Now the task is to predict the duration of interest (which is a continuous value) based on the text content.
I have two ideas to approach the problem:
- Build a model of similar documents with a technology like http://radimrehurek.com/gensim/simserver.html. When a new document arrives one could try to find the 10 most similar documents in the past and simply compute the average of their duration and take that value as prediction for the duration of interest for the new document.
- Put the documents into categories of duration (e.g. 1 day, 2 days, 3-5 days, 6-10 days, ...). Then train a classifier to predict the category of duration based on the text content.
The advantage of idea #1 is that I could also calculate the standard deviation of my prediction, whereas with idea #2 it is less clear to me, how I could compute a similar measure of uncertainty of my prediction. Also it is unclear to me which categories to chose to get the best results from a classifier.

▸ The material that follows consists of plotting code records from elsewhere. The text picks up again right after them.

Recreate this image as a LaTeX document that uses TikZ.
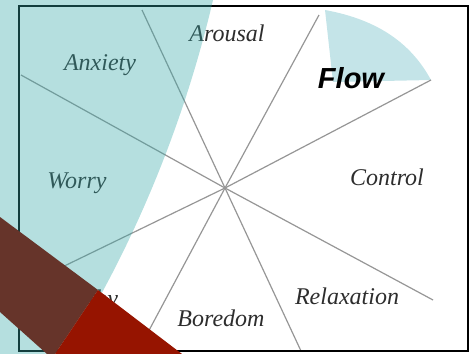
\documentclass[tikz,border=0pt]{standalone}
\usepackage{fontspec}
\setmainfont{Liberation Serif}
\newfontfamily\flowfont{Liberation Sans}
\usepackage{tikz}
\usetikzlibrary{positioning}

\definecolor{spokegray}{RGB}{150,150,150}
\definecolor{labelgray}{RGB}{45,45,45}
\definecolor{tealzone}{RGB}{54,167,167}
\definecolor{flowzone}{RGB}{196,228,232}
\definecolor{bandbrown}{RGB}{102,52,42}
\definecolor{bandred}{RGB}{150,20,0}

\begin{document}
\begin{tikzpicture}[
  x=1pt, y=-1pt,
  state/.style={inner sep=0pt, text=labelgray, font=\fontsize{24}{26}\selectfont\itshape},
  flowstate/.style={inner sep=0pt, text=black, font=\flowfont\fontsize{29}{30}\selectfont\bfseries\itshape},
  spoke/.style={draw=spokegray, line width=1.2pt},
  frame/.style={draw=black, line width=2pt}
]
  \useasboundingbox (0,0) rectangle (472,354);

  % Flow sector
  \fill[flowzone] (325,10) .. controls (380,20) and (412,45) .. (431,80) -- (333,82) -- cycle;

  % Spokes from the centre
  \coordinate (c) at (225,188);
  \foreach \x/\y [count=\i] in {142/10, 21/75, 19/288, 138/351, 301/351, 433/300, 431/80, 319/15} {
    \coordinate (s\i) at (\x,\y);
    \draw[spoke] (c) -- (s\i);
  }

  % States
  \node[state] (arousal) at (227,33) {Arousal};
  \node[state] (anxiety) at (100,65) {Anxiety};
  \node[state] (worry) at (77,183) {Worry};
  \node[state] (apathy) at (84,301) {Apathy};
  \node[state] (boredom) at (221,318) {Boredom};
  \node[state] (relax) at (347,296) {Relaxation};
  \node[state] (control) at (387,177) {Control};
  \node[flowstate] (flow) at (351,78) {Flow};

  % Frame
  \draw[frame] (19,6) rectangle (468,351);

  % Teal overlay
  \fill[tealzone, fill opacity=0.37] (0,0) -- (213,0) .. controls (185,120) and (135,245) .. (66,354) -- (0,354) -- cycle;

  % Corner band
  \fill[bandbrown] (0,217) -- (98,290) -- (55,354) -- (47,354) -- (0,312) -- cycle;
  \fill[bandred] (98,290) -- (182,354) -- (55,354) -- cycle;
\end{tikzpicture}
\end{document}
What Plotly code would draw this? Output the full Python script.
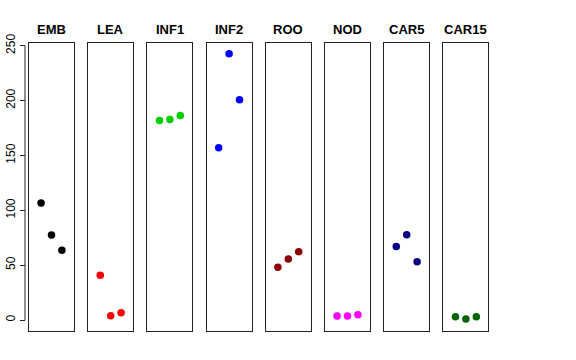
import plotly.graph_objects as go

panels = ["EMB", "LEA", "INF1", "INF2", "ROO", "NOD", "CAR5", "CAR15"]
colors = ["#000000", "#FF0000", "#00CD00", "#0000FF", "#8B0000", "#FF00FF", "#000080", "#006400"]
values = {
    "EMB": [106.6, 77.5, 63.5],
    "LEA": [40.7, 3.9, 6.7],
    "INF1": [181.9, 182.8, 186.5],
    "INF2": [157.1, 242.7, 200.8],
    "ROO": [48.0, 55.6, 62.3],
    "NOD": [3.6, 3.6, 4.9],
    "CAR5": [67.1, 77.7, 53.2],
    "CAR15": [3.0, 0.9, 3.0],
}
replicates = [1, 2, 3]
y_ticks = [0, 50, 100, 150, 200, 250]

W, H = 576, 360
yr = [-10.0, 252.2]
xr = [-0.16, 4.16]
y_dom = [1 - 331 / H, 1 - 43.3 / H]

fig = go.Figure()
layout = dict(
    width=W, height=H, margin=dict(l=0, r=0, t=0, b=0, pad=0, autoexpand=False),
    paper_bgcolor="white", plot_bgcolor="white", showlegend=False,
    font=dict(family="Liberation Sans, Arial, sans-serif", color="black"),
)
annotations = []
line_col = "#222222"
for i, (name, col) in enumerate(zip(panels, colors)):
    left = 29 + i * 59.2
    right = left + 45
    k = "" if i == 0 else str(i + 1)
    fig.add_trace(go.Scatter(
        x=replicates, y=values[name], mode="markers",
        marker=dict(color=col, size=7.5),
        xaxis="x" + k, yaxis="y" + k, hoverinfo="skip",
    ))
    layout["xaxis" + k] = dict(
        domain=[left / W, right / W], range=xr, anchor="y" + k,
        showline=True, mirror=True, linecolor=line_col, linewidth=1,
        showticklabels=False, ticks="", showgrid=False, zeroline=False,
        automargin=False,
    )
    layout["yaxis" + k] = dict(
        domain=y_dom, range=yr, anchor="x" + k,
        showline=True, mirror=True, linecolor=line_col, linewidth=1,
        showticklabels=False, ticks="", showgrid=False, zeroline=False,
        automargin=False,
    )
    annotations.append(dict(
        text="<b>" + name + "</b>", x=(left + right) / 2 / W, y=1 - 29 / H,
        xref="paper", yref="paper", showarrow=False, xanchor="center",
        yanchor="middle", font=dict(size=13, color="black"),
    ))

# free y axis carrying tick marks and labels (R style, offset from box)
axis_x = 25 / W
fig.add_trace(go.Scatter(x=[None], y=[None], xaxis="x", yaxis="y9",
                         mode="markers", hoverinfo="skip"))
layout["yaxis9"] = dict(
    overlaying="y", anchor="free", position=axis_x, side="left",
    range=yr, tickvals=y_ticks, ticks="outside", ticklen=5, tickwidth=1,
    tickcolor=line_col, tickangle=-90, showline=False, showgrid=False,
    zeroline=False, tickfont=dict(size=12, color="black"), automargin=False,
)
layout["annotations"] = annotations
layout["shapes"] = [dict(
    type="line", xref="paper", yref="y", x0=axis_x, x1=axis_x,
    y0=y_ticks[0], y1=y_ticks[-1], line=dict(color=line_col, width=1),
)]
fig.update_layout(**layout)
fig.write_html(
    "out.html",
    config={"displayModeBar": False, "staticPlot": True},
    post_script="document.body.style.margin='0px';document.body.style.padding='0px';",
)
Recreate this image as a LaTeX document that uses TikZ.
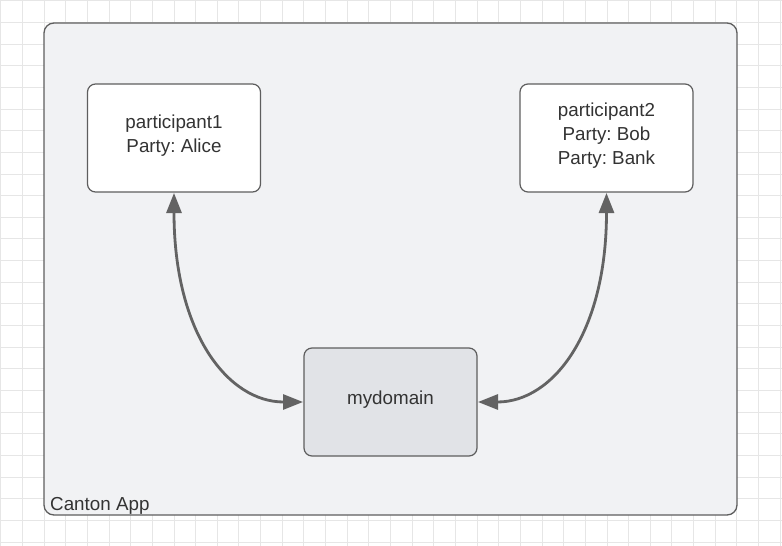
\documentclass[tikz,border=0pt]{standalone}
\usepackage{fontspec}
\setmainfont{Liberation Sans}
\usetikzlibrary{arrows.meta}
\frenchspacing
\definecolor{gridc}{HTML}{E6E6E6}
\definecolor{appfill}{HTML}{F1F2F4}
\definecolor{mdfill}{HTML}{E1E3E7}
\definecolor{edge}{HTML}{5E5E5E}
\definecolor{txt}{HTML}{333333}
\definecolor{arrc}{HTML}{636363}
\tikzset{
  box/.style={draw=edge, line width=1.2pt, rounded corners=8pt, fill=white,
    minimum width=173pt, minimum height=108pt, align=center, text=txt,
    font=\fontsize{18.8}{24}\selectfont, inner sep=0pt, outer sep=1pt},
  conn/.style={draw=arrc, line width=2.8pt,
    {Triangle[length=20pt,width=15pt]}-{Triangle[length=20pt,width=15pt]}},
  lbl/.style={text=txt, font=\fontsize{18.8}{24}\selectfont, align=center, inner sep=0pt},
}
\begin{document}
\begin{tikzpicture}[x=1pt,y=-1pt]
\useasboundingbox (0,0) rectangle (782,546);
\fill[white] (0,0) rectangle (782,546);
\foreach \i in {0,...,36} \draw[gridc, line width=1pt] ({0.8+\i*21.65},0) -- ++(0,546);
\foreach \i in {0,...,25} \draw[gridc, line width=1pt] (0,{0.8+\i*21.65}) -- ++(782,0);
\node[draw=edge, line width=1.3pt, rounded corners=10pt, fill=appfill,
  minimum width=693pt, minimum height=492pt, inner sep=0pt] (app) at (390.5,269) {};
\node[lbl, anchor=base west] (applabel) at (50,510) {Canton App};
\node[box] (p1) at (174,138) {};
\node[box] (p2) at (606.5,138) {};
\node[box, fill=mdfill] (md) at (390.5,402) {};
\node[lbl] (p1t) at (174,135.5) {participant1\\Party: Alice};
\node[lbl] (p2t) at (606.5,135.5) {participant2\\Party: Bob\\Party: Bank};
\node[lbl] (mdt) at (390.5,400) {mydomain};
\draw[conn] (p1.south) .. controls +(0,140) and +(-75,0) .. (md.west);
\draw[conn] (p2.south) .. controls +(0,140) and +(75,0) .. (md.east);
\end{tikzpicture}
\end{document}
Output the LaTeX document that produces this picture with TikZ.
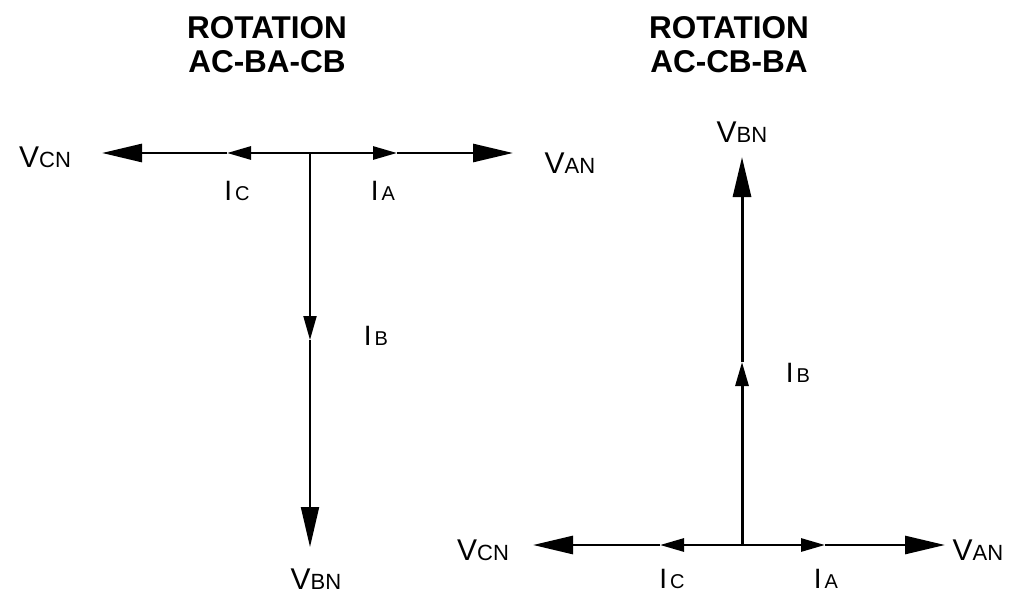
\documentclass[tikz,border=0pt]{standalone}
\usepackage{fontspec}
\setmainfont{Liberation Sans}
\usetikzlibrary{arrows.meta}

\newcommand{\vlab}[2]{{\fontsize{30}{30}\selectfont #1}{\fontsize{22}{22}\selectfont #2}}
\newcommand{\ilab}[2]{{\fontsize{28}{28}\selectfont #1}\kern3pt{\fontsize{20}{20}\selectfont #2}}

\begin{document}
\begin{tikzpicture}[
  x=1pt, y=-1pt,
  title/.style={font=\bfseries\fontsize{31.5}{34}\selectfont, inner sep=0pt, anchor=base},
  lbl/.style={inner sep=0pt, anchor=base},
  wire/.style={line width=2.8pt},
  bighead/.style={wire, -{Triangle[length=40pt,width=18pt]}},
  smallhead/.style={wire, -{Triangle[length=24pt,width=13pt]}},
]
\useasboundingbox (0,0) rectangle (1019,594);
% titles
\node[title] (rot1) at (267,39) {ROTATION};
\node[title] (seq1) at (267,73) {AC-BA-CB};
\node[title] (rot2) at (729,39) {ROTATION};
\node[title] (seq2) at (729,73) {AC-CB-BA};
% left diagram
\coordinate (O1) at (310,153);
\coordinate (vcn1) at (102,153);
\coordinate (ic1) at (227,153);
\coordinate (ia1) at (397,153);
\coordinate (van1) at (513,153);
\coordinate (ib1) at (310,340);
\coordinate (vbn1) at (310,547);
\draw[smallhead] (O1) -- (ic1);
\draw[bighead] (ic1) -- (vcn1);
\draw[smallhead] (O1) -- (ia1);
\draw[bighead] (ia1) -- (van1);
\draw[smallhead, line width=2pt] (O1) -- (ib1);
\draw[bighead, line width=2pt] (ib1) -- (vbn1);
\node[lbl] (Lvcn1) at (45,167) {\vlab{V}{CN}};
\node[lbl] (Lvan1) at (570,173) {\vlab{V}{AN}};
\node[lbl] (Lvbn1) at (316,589) {\vlab{V}{BN}};
\node[lbl] (Lic1) at (237,200) {\ilab{I}{C}};
\node[lbl] (Lia1) at (383,200) {\ilab{I}{A}};
\node[lbl] (Lib1) at (376,345) {\ilab{I}{B}};
% right diagram
\coordinate (O2) at (742,545);
\coordinate (vcn2) at (533,545);
\coordinate (ic2) at (660,545);
\coordinate (ia2) at (825,545);
\coordinate (van2) at (945,545);
\coordinate (ib2) at (742,362);
\coordinate (vbn2) at (742,157);
\draw[smallhead] (O2) -- (ic2);
\draw[bighead] (ic2) -- (vcn2);
\draw[smallhead] (O2) -- (ia2);
\draw[bighead] (ia2) -- (van2);
\draw[smallhead, line width=3pt] (O2) -- (ib2);
\draw[bighead, line width=3pt] (ib2) -- (vbn2);
\node[lbl] (Lvcn2) at (483,560) {\vlab{V}{CN}};
\node[lbl] (Lvan2) at (978,560) {\vlab{V}{AN}};
\node[lbl] (Lvbn2) at (742,142) {\vlab{V}{BN}};
\node[lbl] (Lic2) at (672,588) {\ilab{I}{C}};
\node[lbl] (Lia2) at (826,588) {\ilab{I}{A}};
\node[lbl] (Lib2) at (798,382) {\ilab{I}{B}};
\end{tikzpicture}
\end{document}
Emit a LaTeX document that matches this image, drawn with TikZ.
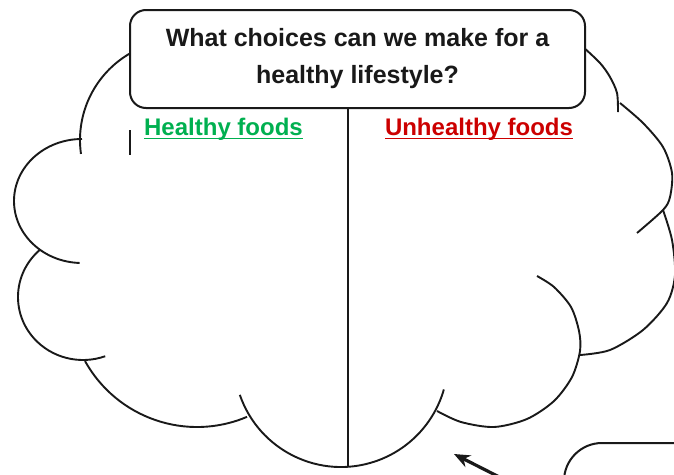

So is there a rule of thumb how to build a systems to best predict a continuous value like time from text documents? Should one use a classifier or should one use an approach using average values on similar documents? I have no real experience in that area and would like to know, which approach you think would probably yield the best results. Bonus point are given if you know a simple existing technology (Java or Python based) which could be used to solve this problem.